Brief. For each line that holds "matplotlib", copy the line out.

Data lines.
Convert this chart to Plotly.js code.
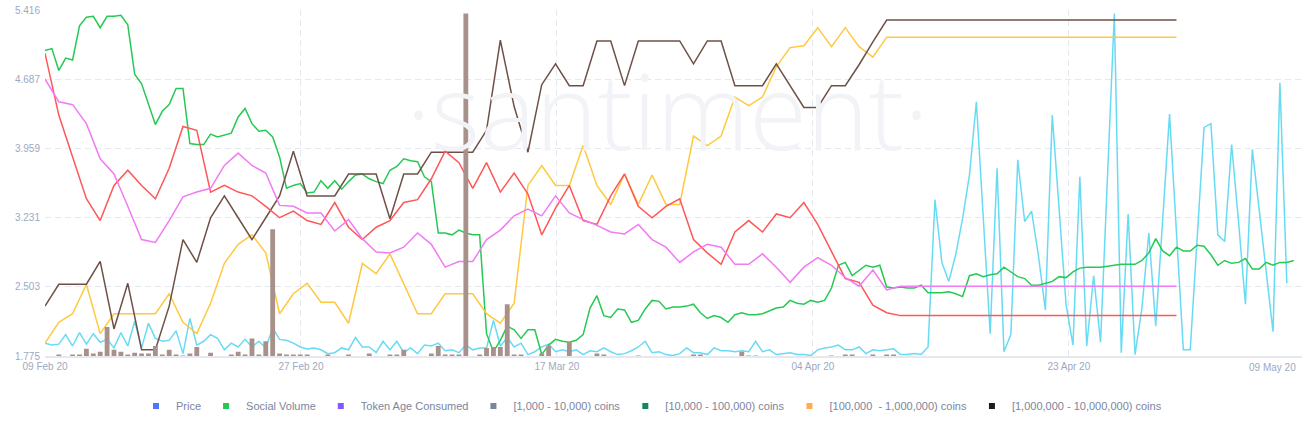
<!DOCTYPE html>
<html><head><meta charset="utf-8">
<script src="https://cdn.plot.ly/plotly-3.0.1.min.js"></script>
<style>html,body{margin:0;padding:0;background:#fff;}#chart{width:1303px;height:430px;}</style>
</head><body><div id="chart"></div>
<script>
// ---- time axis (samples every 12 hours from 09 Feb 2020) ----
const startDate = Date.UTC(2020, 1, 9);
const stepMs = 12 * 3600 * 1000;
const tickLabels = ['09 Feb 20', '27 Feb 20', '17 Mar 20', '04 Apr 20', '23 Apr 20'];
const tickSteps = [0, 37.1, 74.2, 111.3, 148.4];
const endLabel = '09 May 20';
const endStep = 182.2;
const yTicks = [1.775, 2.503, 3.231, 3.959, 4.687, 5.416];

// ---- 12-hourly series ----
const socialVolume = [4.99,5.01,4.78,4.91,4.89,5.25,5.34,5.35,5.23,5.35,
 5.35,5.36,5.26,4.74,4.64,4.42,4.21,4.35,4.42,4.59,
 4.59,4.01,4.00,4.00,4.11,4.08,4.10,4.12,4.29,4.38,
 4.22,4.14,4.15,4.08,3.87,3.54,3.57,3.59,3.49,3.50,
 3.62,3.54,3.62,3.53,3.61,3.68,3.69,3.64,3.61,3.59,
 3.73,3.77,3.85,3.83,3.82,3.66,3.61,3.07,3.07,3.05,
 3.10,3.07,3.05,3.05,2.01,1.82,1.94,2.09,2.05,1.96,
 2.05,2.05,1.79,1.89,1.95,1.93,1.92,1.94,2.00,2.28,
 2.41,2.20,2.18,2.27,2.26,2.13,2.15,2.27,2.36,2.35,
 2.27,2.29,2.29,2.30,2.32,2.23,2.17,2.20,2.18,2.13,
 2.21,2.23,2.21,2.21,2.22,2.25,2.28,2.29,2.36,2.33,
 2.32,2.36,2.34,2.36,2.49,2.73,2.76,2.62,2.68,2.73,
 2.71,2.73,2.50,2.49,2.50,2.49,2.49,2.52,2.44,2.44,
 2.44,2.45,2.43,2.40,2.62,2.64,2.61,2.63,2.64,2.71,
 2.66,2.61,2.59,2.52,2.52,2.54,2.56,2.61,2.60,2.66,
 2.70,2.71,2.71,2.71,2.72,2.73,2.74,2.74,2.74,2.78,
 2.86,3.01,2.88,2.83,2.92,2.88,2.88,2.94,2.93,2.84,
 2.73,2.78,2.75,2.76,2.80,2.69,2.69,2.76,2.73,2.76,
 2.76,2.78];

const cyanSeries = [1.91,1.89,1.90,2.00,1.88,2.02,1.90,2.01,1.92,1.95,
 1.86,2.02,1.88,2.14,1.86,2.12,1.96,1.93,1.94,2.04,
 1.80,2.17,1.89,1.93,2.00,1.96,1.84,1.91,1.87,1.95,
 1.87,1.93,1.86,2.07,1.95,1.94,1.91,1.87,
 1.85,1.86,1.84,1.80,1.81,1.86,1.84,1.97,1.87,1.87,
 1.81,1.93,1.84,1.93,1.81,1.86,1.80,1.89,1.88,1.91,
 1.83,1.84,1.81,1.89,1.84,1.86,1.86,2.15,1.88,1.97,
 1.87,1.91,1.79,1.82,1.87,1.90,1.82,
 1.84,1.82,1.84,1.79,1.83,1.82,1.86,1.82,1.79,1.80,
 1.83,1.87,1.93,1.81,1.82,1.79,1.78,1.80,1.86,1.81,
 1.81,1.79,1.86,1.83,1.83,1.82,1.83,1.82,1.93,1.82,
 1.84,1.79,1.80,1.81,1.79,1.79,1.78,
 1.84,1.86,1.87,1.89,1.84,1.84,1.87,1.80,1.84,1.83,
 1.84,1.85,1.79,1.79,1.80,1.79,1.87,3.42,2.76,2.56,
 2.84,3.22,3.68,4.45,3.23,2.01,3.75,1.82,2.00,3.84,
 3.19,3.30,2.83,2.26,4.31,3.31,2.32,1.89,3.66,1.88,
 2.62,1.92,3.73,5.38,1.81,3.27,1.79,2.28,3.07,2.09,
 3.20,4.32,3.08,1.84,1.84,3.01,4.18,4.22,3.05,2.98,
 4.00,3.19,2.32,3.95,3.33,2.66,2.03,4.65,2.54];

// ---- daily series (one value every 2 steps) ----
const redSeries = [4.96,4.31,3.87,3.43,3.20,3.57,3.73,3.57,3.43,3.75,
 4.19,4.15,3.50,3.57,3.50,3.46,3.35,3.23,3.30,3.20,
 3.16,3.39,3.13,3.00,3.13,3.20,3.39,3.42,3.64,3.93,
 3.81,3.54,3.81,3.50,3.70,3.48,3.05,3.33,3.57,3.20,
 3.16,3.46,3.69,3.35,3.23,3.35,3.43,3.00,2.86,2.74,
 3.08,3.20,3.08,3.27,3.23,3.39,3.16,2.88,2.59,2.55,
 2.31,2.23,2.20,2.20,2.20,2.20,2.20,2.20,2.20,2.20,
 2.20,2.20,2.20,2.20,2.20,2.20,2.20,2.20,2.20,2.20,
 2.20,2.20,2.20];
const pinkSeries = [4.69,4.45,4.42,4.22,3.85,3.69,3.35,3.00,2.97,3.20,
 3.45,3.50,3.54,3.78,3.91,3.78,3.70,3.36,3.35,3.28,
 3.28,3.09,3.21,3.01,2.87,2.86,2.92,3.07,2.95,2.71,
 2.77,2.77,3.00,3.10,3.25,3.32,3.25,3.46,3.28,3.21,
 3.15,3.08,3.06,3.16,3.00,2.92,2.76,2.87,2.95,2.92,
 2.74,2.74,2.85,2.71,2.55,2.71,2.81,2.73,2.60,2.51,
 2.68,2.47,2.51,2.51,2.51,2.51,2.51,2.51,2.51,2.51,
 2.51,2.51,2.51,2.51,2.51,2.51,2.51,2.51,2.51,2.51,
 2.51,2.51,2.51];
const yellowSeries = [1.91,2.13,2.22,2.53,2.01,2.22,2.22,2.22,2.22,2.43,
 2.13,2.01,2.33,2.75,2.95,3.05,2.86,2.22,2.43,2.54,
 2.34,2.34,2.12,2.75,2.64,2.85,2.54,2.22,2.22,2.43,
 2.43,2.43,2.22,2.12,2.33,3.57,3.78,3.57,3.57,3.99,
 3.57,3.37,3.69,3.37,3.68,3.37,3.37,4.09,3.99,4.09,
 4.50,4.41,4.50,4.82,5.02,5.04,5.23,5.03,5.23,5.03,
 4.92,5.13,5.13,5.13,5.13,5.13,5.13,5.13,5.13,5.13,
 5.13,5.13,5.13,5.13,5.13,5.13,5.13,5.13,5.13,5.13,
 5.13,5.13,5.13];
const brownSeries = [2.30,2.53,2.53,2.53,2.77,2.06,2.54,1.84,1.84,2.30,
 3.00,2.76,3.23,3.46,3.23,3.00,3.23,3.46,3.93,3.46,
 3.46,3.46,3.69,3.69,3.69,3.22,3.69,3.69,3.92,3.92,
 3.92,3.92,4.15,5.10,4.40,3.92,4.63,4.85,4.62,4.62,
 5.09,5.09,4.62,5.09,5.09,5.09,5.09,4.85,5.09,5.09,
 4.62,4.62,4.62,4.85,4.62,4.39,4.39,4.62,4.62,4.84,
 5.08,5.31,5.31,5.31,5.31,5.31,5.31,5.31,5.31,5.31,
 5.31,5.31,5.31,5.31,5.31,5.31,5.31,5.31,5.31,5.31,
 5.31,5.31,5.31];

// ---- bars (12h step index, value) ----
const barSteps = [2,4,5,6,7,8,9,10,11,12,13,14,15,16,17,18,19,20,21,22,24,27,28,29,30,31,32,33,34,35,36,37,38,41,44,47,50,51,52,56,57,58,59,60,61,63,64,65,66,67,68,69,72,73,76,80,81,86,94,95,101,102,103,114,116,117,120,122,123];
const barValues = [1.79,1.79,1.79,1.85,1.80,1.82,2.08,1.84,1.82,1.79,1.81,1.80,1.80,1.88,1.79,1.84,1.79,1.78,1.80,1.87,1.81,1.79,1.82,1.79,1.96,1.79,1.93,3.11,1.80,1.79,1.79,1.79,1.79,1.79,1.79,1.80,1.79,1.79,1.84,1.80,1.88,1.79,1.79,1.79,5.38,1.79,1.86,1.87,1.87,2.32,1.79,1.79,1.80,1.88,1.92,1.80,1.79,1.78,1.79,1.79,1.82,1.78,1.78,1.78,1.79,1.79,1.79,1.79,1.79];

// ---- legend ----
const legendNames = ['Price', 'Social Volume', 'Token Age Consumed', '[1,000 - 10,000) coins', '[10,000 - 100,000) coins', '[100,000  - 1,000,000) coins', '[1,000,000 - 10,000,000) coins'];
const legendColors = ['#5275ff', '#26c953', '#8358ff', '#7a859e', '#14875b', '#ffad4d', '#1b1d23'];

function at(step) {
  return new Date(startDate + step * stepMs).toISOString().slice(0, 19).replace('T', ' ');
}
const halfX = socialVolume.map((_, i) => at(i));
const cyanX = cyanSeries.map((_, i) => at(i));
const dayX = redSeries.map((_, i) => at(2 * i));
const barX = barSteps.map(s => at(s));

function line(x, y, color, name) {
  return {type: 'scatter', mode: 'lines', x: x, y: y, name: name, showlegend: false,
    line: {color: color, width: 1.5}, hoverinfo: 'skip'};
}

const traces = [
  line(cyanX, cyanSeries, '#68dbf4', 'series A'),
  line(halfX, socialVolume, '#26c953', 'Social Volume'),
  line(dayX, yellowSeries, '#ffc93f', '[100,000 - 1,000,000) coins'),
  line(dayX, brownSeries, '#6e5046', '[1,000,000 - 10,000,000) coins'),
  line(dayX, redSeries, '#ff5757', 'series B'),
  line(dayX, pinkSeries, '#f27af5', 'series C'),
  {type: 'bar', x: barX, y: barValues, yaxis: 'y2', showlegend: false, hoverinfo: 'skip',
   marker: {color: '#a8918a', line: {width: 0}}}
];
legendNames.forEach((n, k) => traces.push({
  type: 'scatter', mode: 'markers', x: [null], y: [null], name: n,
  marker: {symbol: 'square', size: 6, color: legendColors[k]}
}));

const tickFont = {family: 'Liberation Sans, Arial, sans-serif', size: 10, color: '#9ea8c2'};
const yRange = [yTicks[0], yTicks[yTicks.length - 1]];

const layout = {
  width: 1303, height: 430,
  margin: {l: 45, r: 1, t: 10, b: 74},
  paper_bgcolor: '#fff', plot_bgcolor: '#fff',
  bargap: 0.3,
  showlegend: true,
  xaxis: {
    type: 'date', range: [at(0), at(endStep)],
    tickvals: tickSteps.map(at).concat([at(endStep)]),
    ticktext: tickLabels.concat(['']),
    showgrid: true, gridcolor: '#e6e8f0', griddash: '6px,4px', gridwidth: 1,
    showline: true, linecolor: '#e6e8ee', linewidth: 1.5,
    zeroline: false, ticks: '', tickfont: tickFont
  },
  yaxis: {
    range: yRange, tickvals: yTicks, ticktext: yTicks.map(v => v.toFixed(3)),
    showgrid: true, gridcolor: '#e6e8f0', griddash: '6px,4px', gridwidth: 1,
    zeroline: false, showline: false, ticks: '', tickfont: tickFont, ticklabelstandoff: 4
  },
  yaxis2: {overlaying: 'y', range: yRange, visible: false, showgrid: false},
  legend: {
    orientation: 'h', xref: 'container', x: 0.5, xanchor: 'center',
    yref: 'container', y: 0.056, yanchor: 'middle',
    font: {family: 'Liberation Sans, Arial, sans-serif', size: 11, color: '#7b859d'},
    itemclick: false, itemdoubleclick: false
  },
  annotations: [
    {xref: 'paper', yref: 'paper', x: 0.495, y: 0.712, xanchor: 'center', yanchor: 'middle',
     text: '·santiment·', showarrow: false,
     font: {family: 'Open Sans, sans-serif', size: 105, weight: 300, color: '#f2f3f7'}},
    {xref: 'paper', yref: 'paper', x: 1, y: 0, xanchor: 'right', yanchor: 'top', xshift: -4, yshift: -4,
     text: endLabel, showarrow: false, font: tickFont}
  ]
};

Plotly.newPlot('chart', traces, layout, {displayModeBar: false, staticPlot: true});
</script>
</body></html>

==

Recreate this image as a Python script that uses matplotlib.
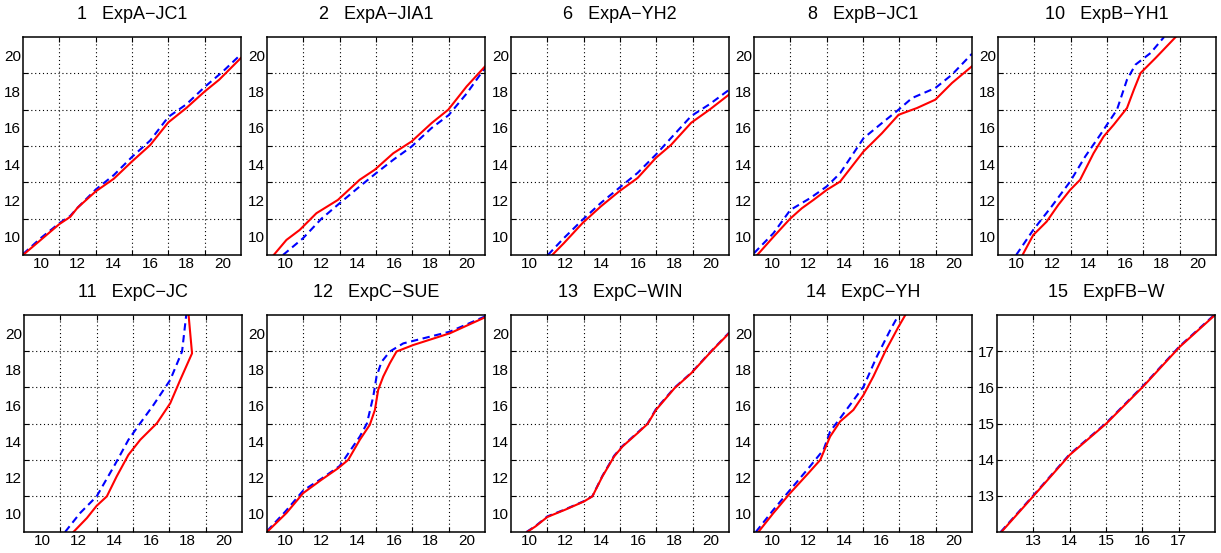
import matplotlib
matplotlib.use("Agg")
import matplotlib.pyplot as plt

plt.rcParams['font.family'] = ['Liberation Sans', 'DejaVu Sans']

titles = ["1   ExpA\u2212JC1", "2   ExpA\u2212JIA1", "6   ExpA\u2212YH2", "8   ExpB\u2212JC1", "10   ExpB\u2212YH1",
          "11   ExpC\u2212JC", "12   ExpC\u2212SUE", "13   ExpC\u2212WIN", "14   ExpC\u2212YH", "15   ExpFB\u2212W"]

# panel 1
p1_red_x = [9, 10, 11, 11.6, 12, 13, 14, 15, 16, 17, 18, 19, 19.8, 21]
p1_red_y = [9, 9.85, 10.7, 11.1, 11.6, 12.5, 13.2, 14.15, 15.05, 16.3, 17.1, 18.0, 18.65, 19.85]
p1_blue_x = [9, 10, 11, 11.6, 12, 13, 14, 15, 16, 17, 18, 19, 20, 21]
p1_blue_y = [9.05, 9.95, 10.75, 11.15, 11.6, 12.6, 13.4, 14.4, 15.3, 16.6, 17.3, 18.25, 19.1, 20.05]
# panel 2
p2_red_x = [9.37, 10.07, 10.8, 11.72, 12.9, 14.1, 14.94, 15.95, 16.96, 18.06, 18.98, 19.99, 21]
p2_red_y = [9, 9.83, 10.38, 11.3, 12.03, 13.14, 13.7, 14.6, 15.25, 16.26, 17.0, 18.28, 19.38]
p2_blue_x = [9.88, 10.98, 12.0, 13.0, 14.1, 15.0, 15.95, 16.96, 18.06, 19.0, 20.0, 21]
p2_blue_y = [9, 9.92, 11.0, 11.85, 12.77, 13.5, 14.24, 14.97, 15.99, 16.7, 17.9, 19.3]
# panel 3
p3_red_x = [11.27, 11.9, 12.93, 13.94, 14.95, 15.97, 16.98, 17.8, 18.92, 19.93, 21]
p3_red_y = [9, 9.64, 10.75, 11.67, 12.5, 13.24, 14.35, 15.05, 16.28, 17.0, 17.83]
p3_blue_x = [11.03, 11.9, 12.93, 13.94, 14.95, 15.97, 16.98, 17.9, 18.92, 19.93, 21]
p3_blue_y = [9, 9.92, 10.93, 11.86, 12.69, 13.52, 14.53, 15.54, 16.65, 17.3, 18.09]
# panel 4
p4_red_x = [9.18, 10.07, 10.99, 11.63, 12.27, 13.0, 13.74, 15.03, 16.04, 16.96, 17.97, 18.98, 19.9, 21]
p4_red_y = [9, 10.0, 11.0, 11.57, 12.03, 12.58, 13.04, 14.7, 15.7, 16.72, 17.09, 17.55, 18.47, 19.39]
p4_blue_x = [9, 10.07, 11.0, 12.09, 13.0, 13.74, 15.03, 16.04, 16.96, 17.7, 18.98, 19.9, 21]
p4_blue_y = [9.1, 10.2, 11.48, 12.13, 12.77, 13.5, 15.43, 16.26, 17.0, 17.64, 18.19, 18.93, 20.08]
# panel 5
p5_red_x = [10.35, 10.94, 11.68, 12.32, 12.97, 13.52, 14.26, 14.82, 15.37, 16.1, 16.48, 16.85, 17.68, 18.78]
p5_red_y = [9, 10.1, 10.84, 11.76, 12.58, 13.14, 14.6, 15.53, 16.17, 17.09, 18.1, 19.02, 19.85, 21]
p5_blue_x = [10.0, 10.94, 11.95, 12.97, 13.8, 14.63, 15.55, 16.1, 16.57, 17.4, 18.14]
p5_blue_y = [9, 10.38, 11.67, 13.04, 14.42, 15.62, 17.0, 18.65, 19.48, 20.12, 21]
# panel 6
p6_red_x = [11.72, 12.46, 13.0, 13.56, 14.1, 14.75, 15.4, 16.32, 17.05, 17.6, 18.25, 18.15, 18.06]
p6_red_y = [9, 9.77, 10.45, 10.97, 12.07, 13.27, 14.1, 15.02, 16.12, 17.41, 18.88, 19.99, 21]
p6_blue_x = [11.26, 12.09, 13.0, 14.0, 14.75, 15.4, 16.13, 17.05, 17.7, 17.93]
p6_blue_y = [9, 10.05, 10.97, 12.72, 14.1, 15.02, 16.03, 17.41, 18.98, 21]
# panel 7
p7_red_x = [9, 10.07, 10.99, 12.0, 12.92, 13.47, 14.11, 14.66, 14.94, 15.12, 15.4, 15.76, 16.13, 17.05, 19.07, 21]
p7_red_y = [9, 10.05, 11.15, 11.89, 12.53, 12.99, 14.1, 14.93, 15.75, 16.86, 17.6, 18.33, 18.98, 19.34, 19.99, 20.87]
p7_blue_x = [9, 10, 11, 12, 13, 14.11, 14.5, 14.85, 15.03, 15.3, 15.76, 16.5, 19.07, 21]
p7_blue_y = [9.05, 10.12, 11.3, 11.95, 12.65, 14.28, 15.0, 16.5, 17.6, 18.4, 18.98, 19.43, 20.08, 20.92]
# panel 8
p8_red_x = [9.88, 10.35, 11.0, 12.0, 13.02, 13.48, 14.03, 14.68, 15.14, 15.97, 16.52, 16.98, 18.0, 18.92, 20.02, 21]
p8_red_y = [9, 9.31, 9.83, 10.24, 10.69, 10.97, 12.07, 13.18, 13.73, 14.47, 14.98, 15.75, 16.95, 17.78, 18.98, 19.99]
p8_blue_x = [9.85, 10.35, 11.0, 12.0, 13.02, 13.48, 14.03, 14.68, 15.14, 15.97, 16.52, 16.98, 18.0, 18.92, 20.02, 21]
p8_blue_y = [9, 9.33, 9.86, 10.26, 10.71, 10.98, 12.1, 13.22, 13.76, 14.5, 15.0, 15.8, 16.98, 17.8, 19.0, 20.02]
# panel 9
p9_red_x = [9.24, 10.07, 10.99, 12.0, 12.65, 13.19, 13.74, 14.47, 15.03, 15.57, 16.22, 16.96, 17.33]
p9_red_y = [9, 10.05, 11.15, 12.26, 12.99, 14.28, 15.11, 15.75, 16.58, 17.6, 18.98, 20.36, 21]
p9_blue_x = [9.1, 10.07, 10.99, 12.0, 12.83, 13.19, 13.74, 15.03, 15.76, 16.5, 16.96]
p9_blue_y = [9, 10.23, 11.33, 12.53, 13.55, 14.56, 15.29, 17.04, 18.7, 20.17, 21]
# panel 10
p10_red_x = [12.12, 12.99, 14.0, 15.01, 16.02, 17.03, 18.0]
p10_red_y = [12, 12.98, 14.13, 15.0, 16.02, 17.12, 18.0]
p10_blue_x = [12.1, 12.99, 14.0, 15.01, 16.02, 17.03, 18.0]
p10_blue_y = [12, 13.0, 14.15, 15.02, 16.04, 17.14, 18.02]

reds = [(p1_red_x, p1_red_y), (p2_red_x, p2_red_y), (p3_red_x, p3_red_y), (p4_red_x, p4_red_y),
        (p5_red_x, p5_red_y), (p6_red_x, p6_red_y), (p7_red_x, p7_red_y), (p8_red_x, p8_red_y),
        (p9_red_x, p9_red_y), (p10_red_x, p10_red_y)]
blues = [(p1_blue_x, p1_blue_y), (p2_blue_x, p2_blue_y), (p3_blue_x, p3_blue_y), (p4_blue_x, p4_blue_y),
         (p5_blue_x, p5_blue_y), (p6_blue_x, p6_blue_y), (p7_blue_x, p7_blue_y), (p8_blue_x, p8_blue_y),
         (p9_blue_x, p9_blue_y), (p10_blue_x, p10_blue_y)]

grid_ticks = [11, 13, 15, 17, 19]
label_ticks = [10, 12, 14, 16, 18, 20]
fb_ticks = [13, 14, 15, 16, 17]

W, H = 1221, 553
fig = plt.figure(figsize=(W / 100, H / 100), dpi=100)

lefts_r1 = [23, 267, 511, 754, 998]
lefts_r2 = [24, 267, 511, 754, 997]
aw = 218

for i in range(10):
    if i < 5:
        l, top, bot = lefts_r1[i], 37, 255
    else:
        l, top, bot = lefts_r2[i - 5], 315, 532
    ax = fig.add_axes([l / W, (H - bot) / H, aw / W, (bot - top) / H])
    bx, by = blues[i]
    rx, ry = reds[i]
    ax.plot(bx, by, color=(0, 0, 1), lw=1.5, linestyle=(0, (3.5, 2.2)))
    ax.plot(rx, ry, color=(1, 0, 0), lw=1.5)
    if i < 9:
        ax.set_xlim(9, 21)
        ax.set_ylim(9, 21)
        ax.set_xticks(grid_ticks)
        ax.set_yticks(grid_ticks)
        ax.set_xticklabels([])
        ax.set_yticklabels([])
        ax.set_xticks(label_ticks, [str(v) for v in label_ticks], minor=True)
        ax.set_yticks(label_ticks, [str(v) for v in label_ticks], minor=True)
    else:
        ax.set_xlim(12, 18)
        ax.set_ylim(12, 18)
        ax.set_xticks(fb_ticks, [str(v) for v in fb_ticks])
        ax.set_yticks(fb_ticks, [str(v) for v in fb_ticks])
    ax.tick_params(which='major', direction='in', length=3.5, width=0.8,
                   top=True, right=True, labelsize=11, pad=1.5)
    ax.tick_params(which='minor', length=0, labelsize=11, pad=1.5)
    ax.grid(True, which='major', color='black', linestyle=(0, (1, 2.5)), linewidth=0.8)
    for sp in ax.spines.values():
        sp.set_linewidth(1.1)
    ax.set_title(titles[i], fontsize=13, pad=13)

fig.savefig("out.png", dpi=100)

Result for this exercise.
Recreate this image as a Python script that uses matplotlib.
import matplotlib
matplotlib.use("Agg")
import matplotlib.pyplot as plt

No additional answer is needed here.